On to Rule #4: Avoid Food Products That Contain High-Fructose Corn Syrup. This rule isn’t meant to rag on high-fructose corn syrup, but sugar in general. Sugar is sugar, and unless you eat fiber to process the sugar, it’s going to strain your liver. (That’s why it’s better to drink a smoothie than juice—fruit flesh contains fiber.) The World Health Organization recommends limiting sugar intake to 25g, or 5% of total daily calories. If you eat packaged food, this can be tough: sugar hides under many names, and healthy-seeming foods are often high in sugar. A Clif bar contains 22g of sugar; an Izze sparkling juice has 27g! I stay aware of how much sugar I’m eating by checking nutrition labels and avoiding packaged food, for the most part. For this rule I’m making rotkohl, German sweet and sour cabbage, which you can buy canned in grocery stores.
When I miss my Opa, who immigrated—by boat!—to the United States at eighteen years old, I get a strong urge to the food of his homeland. A good schnitzel is often accompanied by German sweet and sour cabbage, cooked until soft and tender. I did some research and it looks like even the canned German brands use high-fructose corn syrup, which prompted me to look for recipes and substitute a natural sweetener.

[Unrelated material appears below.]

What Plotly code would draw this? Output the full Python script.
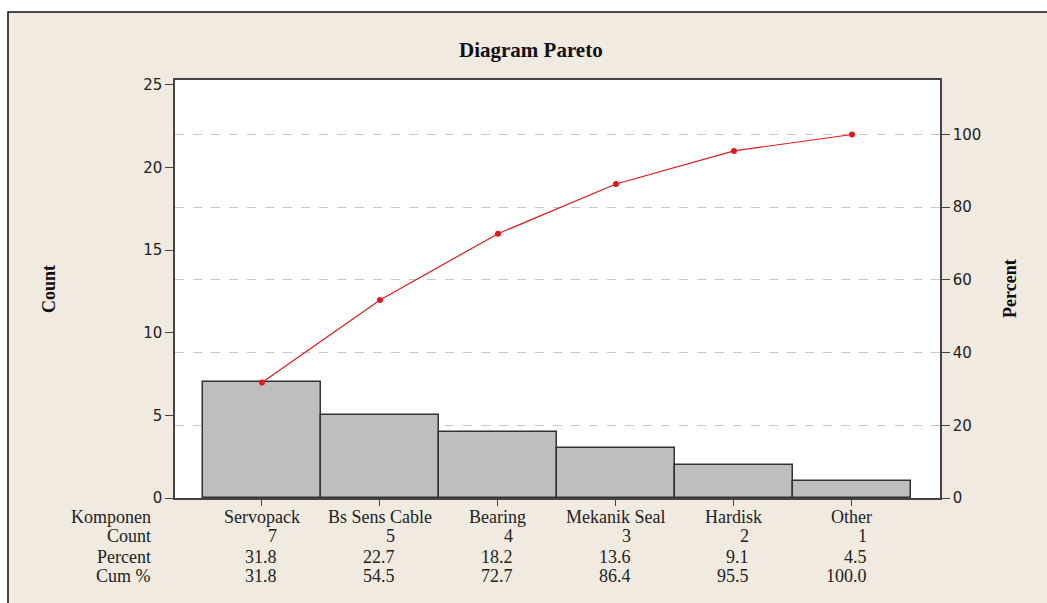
import plotly.graph_objects as go

# ---- data ----
categories = ["Servopack", "Bs Sens Cable", "Bearing", "Mekanik Seal", "Hardisk", "Other"]
counts = [7, 5, 4, 3, 2, 1]
percent = [31.8, 22.7, 18.2, 13.6, 9.1, 4.5]
cum_percent = [31.8, 54.5, 72.7, 86.4, 95.5, 100.0]
left_ticks = [0, 5, 10, 15, 20, 25]
right_ticks = [0, 20, 40, 60, 80, 100]
row_labels = ["Komponen", "Count", "Percent", "Cum %"]

# ---- layout geometry (pixels) ----
W, H = 1047, 603
L, R, T, B = 175, 940, 80, 498


def px(x):
    return (x - L) / (R - L)


def py(y):
    return (B - y) / (B - T)


xs = list(range(len(categories)))

fig = go.Figure()
fig.add_trace(go.Bar(
    x=xs, y=counts, width=1.0,
    marker=dict(color="#BEBEBE", line=dict(color="#333333", width=1.5)),
    showlegend=False, hoverinfo="skip"))
fig.add_trace(go.Scatter(
    x=xs, y=cum_percent, yaxis="y2", mode="lines+markers",
    line=dict(color="#DC1A1E", width=1.2),
    marker=dict(color="#DC1A1E", size=6),
    showlegend=False, hoverinfo="skip"))

tickfont = dict(family="DejaVu Sans", size=15, color="#222222")
serif = "Liberation Serif"

fig.update_layout(
    width=W, height=H,
    margin=dict(l=L, r=W - R, t=T, b=H - B, pad=0),
    paper_bgcolor="#F0EAE1",
    plot_bgcolor="#FFFFFF",
    bargap=0,
    xaxis=dict(range=[-0.737, 5.746], tickvals=xs, showticklabels=False,
               ticks="outside", ticklen=6, tickwidth=1.2, tickcolor="#444444",
               showline=True, linecolor="#444444", linewidth=1.5, mirror=True,
               showgrid=False, zeroline=False, fixedrange=True),
    yaxis=dict(range=[0, 25.3], tickvals=left_ticks, ticks="outside", ticklen=8,
               tickwidth=1.2, tickcolor="#444444", tickfont=tickfont,
               showline=True, linecolor="#444444", linewidth=1.5,
               showgrid=False, zeroline=False, fixedrange=True),
    yaxis2=dict(range=[0, 115], tickvals=right_ticks, overlaying="y", side="right",
                ticks="outside", ticklen=8, tickwidth=1.2, tickcolor="#444444",
                tickfont=tickfont, showline=True, linecolor="#444444", linewidth=1.5,
                showgrid=True, gridcolor="#C8C8C8", griddash="dash", gridwidth=1,
                zeroline=False, fixedrange=True),
)

shapes = [
    # white outside the frame (top strip and left strip)
    dict(type="rect", xref="paper", yref="paper", x0=px(-20), x1=px(1080),
         y0=py(12), y1=py(-20), fillcolor="white", line=dict(width=0), layer="above"),
    dict(type="rect", xref="paper", yref="paper", x0=px(-20), x1=px(8),
         y0=py(640), y1=py(12), fillcolor="white", line=dict(width=0), layer="above"),
    # frame border
    dict(type="rect", xref="paper", yref="paper", x0=px(8), x1=px(1080),
         y0=py(640), y1=py(12), fillcolor="rgba(0,0,0,0)",
         line=dict(color="#111111", width=1.5), layer="above"),
]
fig.update_layout(shapes=shapes)

ann = []
ann.append(dict(text="<b>Diagram Pareto</b>", xref="paper", yref="paper",
                x=px(531), y=py(50), xanchor="center", yanchor="middle",
                showarrow=False, font=dict(family=serif, size=21, color="#111111")))
ann.append(dict(text="<b>Count</b>", xref="paper", yref="paper",
                x=px(49), y=py(289), xanchor="center", yanchor="middle", textangle=-90,
                showarrow=False, font=dict(family=serif, size=18, color="#111111")))
ann.append(dict(text="<b>Percent</b>", xref="paper", yref="paper",
                x=px(1010), y=py(288), xanchor="center", yanchor="middle", textangle=-90,
                showarrow=False, font=dict(family=serif, size=18, color="#111111")))

row_y = [517, 536, 557, 576]
tfont = dict(family=serif, size=18, color="#222222")
for lab, yy in zip(row_labels, row_y):
    ann.append(dict(text=lab, xref="paper", yref="paper", x=px(153), y=py(yy),
                    xanchor="right", yanchor="middle", showarrow=False, font=tfont))

for i, cat in enumerate(categories):
    ann.append(dict(text=cat, xref="x", yref="paper", x=i, y=py(row_y[0]),
                    xanchor="center", yanchor="middle", showarrow=False, font=tfont))
    for vals, yy, fmt in ((counts, row_y[1], "{:d}"), (percent, row_y[2], "{:.1f}"),
                          (cum_percent, row_y[3], "{:.1f}")):
        ann.append(dict(text=fmt.format(vals[i]), xref="x", yref="paper",
                        x=i + 0.145, y=py(yy), xanchor="right", yanchor="middle",
                        showarrow=False, font=tfont))

fig.update_layout(annotations=ann)

fig.write_html("out.html", config={"displayModeBar": False},
               post_script="document.body.style.margin='0';document.body.style.overflow='hidden';")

Recently I was missing Opa and decided to make schnitzel for Sunday lunch. I used pork instead of veal for the schnitzel and served it with parsley and lemon, along with the sweet and sour cabbage, pan-fried potatoes, and roasted asparagus. I first had white asparagus in Germany, circa 2000, when we got to go for two weeks with Opa as our guide. I was ten years old, and I still have the most vivid memories of our trip, mostly of the food we ate. We always said we’d go to Germany and Austria again with Opa, but it was not to be, making those memories all the more precious. Schnitzel in Vienna at Cafe Maximilian, white asparagus in a tavern after a day in the Black Forest, ice cream on the train platform, and rolls and ham at hotel breakfasts—these are the things I remember.
Opa is gone and has been for several years, but sometimes the pain of his passing is acute: grief hits you that way, doesn’t it? One minute you’re fine, and the next you’re sobbing and driving, trying to see the road. Making the food helps, I promise, it’s the good kind of emotional eating: tied to dear ones and heritage.
Opa passed before my son was born: he was quite sick and death came as a relief, in a way, but I mourn that he never got to hold his great-grandson. When Jack is older, I will tell him about his great-grandfather, the only grandfather I knew, and the only one I needed. I will have a good cry, play Wiener Blut, and make the memories come alive for my son, as German potato salad, schnitzel, and rotkohl. We will eat those memories at our table: they will tell the story of who we are, what we came from, and who we are.
Enough, let’s talk more about this German sweet and sour cabbage: some recipes use a slow cooker, but I wanted it to cook while I prepared the rest of the meal. So, I started the cabbage first and cooked it at a higher heat, adding in more water and vinegar. I’ve estimated those quantities for you, but you may need to add a bit more of each. I also wanted the cabbage to be more sour than sweet, to contrast with the oily meat and potatoes, another reason to add more vinegar. I adapted this recipe, because it used apples and cloves, which sounded lovely. My final recommendation is to use real maple syrup (or honey) instead of sugar. Yes, it’s still sugar, but it’s in a natural form, and easier for your body to handle when combined with the fiber of the cabbage and apple.
You could also try omitting the maple syrup and using a sweet apple. Let me know if you do, and how it tastes.
If you make this German sweet and sour cabbage, I want to see! Tag me @katielepine and use the hashtag #eatingfoodrules.
- 1 small head red cabbage
- 1 grated apple (I used a Pink Lady)
- 1 cup apple cider vinegar
- 3+ tablespoons water
- ¼ cup maple syrup
- ¼ teaspoon ground cloves
- Salt and pepper to taste
- Slice the cabbage thinly, or run it through your food processor, using a slicer attachment, and put the cabbage in deeper sauce pan or Dutch oven.
- Peel, core, and grate the apple over the cabbage.
- Add the vinegar, water, maple syrup, and cloves.
- Give it a stir, bring to a boil, then reduce heat to medium low and cook until tender.
- Check the mixture occasionally and give it a stir, adding more liquid as you need. (I alternated using a lid and higher heat to speed up the process, then took the lid off so the liquid could evaporate.)
- When the cabbage is soft and the liquid is absorbed, it's ready!
- Serve warm with German food, and eat it cold the next day for lunch.